Monday, March 16, 2009

Merit and Motivation

The next time someone tells you that poor people don't deserve help because the real problem is that they don't work hard enough to deserve food, health care, and homes, remember how many of them are being deliberately obstructed.

I know that we like to act in America like our culture is a perfect meritocracy, that rich people earned their money and poor people earned their poverty. I can't tell you how many times I've heard that Americans don't need help from the government; they just need to stop being so lazy. They don't need a hand; they need a slap across the face to wake them up and get them moving.

The worst part is, I've heard this from poor people. They don't even know they're being lied to, so they go right ahead and hate themselves because the people who benefit from their poverty tell them they deserve to be hated.

No longer the polarizing, racially tinged political issue it was when Ronald Reagan attacked "welfare queens," the welfare system today is dying a quiet death, neatly chronicled in the pages of academic and policy journals, largely unnoticed by the rest of us. Yet its demise carries significant implications. Among the most serious: the rise of what academics call the "disconnected," people who live well below the poverty line and are neither working nor receiving cash benefits like Social Security disability or tanf. Estimates put this group at roughly 2 million women caring for 4 million children, many dealing with a host of challenges from mental illness to domestic violence. "We don't really know how they survive," says Blank. (...)

In 2006, the Georgia Coalition Against Domestic Violence conducted a survey to figure out why so many women were suddenly failing to get tanf benefits. They discovered that caseworkers were actively talking women out of applying, often using inaccurate information. (Lying to applicants to deny them benefits is a violation of federal law, but the 1996 welfare reform legislation largely stripped the Department of Health and Human Services of its power to punish states for doing it. Meanwhile, county officials have tried to head off lawyers who might take up the issue by pressing applicants to sign waivers saying they voluntarily turned down benefits.) Allison Smith, the economic justice coordinator at the coalition, says the group has gotten reports of caseworkers telling tanf applicants they have to be surgically sterilized before they can apply. Disabled women have been told they can't apply because they can't meet the work requirement. Others have been warned that the state could take their children if they get benefits. (...)

Even as it blocks potential applicants, Georgia is also pushing current tanf recipients off the rolls at a rapid clip. Sandy Bamford runs a federally funded family literacy program in Albany where single mothers can get their geds. tanf allows recipients to attend school, but Bamford says officials routinely tell her clients otherwise: In a single month, one caseworker informed three of her students (incorrectly) that because they had turned 20, they could no longer receive benefits while completing their degrees. One was about to become the first in her family to graduate from high school. She quit and took a job as a dishwasher. Students as young as 16 have been told they must go to work full time or lose benefits. The employee who threatened to drop the students, says Bamford, became "caseworker of the month" for getting so many people off tanf.

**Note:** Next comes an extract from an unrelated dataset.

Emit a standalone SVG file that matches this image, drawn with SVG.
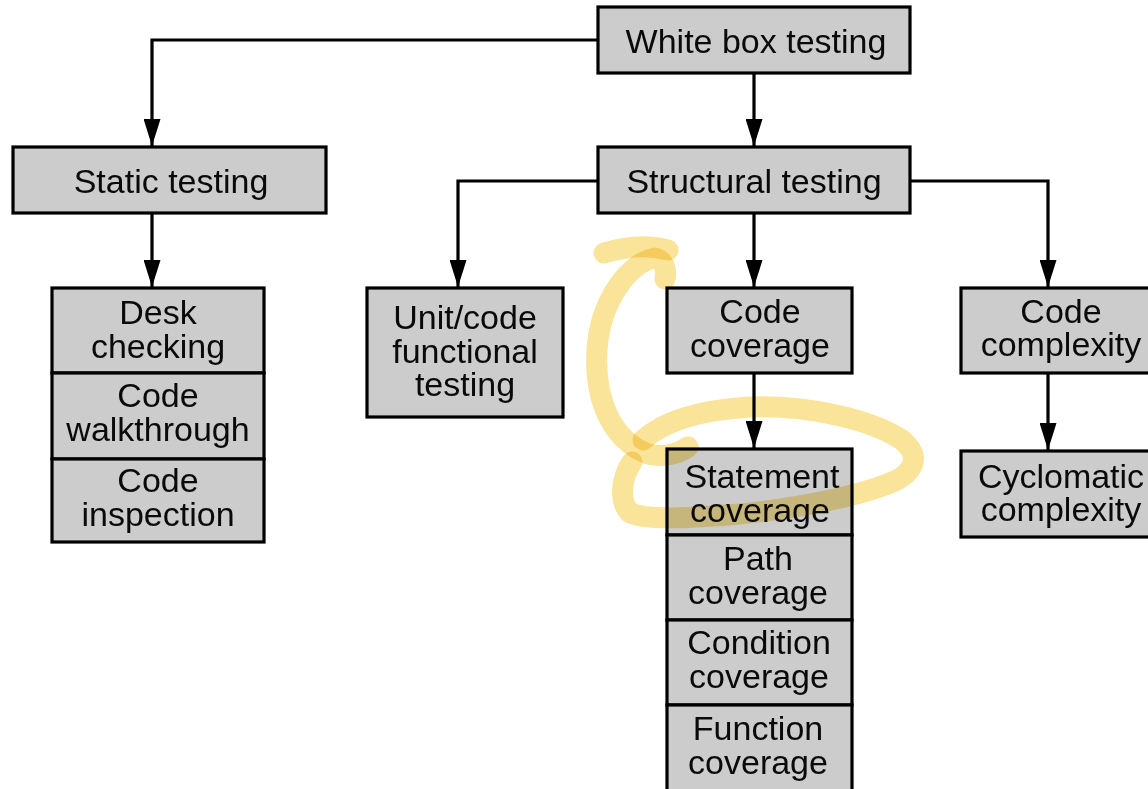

So the next time you hear someone--or yourself--grousing about what a problem those useless lazy criminal poor people are... just remember that you probably don't have a safety net anymore, either. And all it takes is one stroke of bad luck before people start lying to you, too. You'd just better hope that someone is around to help you who cares a whole hell of a lot more than they're told to. Or at least someone who'll help you out in exchange for sexual favors which, as it turns out, many unemployed are still not willing to give. Think of the edge you'll have!

The tanf office once sent a client of hers to see a local government official about a job. The official told her he'd be glad to help out if she'd have sex with him. The woman filed a police report, but the man was never prosecuted. (...)

As for people like Clark who can't seem to get and keep a full-time job, Walker responds simply, "Can't? Won't."

Clearly the problem is with their work ethic. If single moms wanted jobs, they'd spread their legs for whomever they could in order to get an interview. Whatever it takes to compete, right? It's all fair, right?

It's not your fault, right? What are you supposed to do about it?

(h/t Feministe)

1 comment:

Anonymous said...

I think that is the main thing people forget, is that they too could be homeless at any moment.

The tent cities popping up across the country are testament to that issue.

My father used to say that "if they had a job, they wouldn't be homeless", I didn't understand that train of thought then and still don't.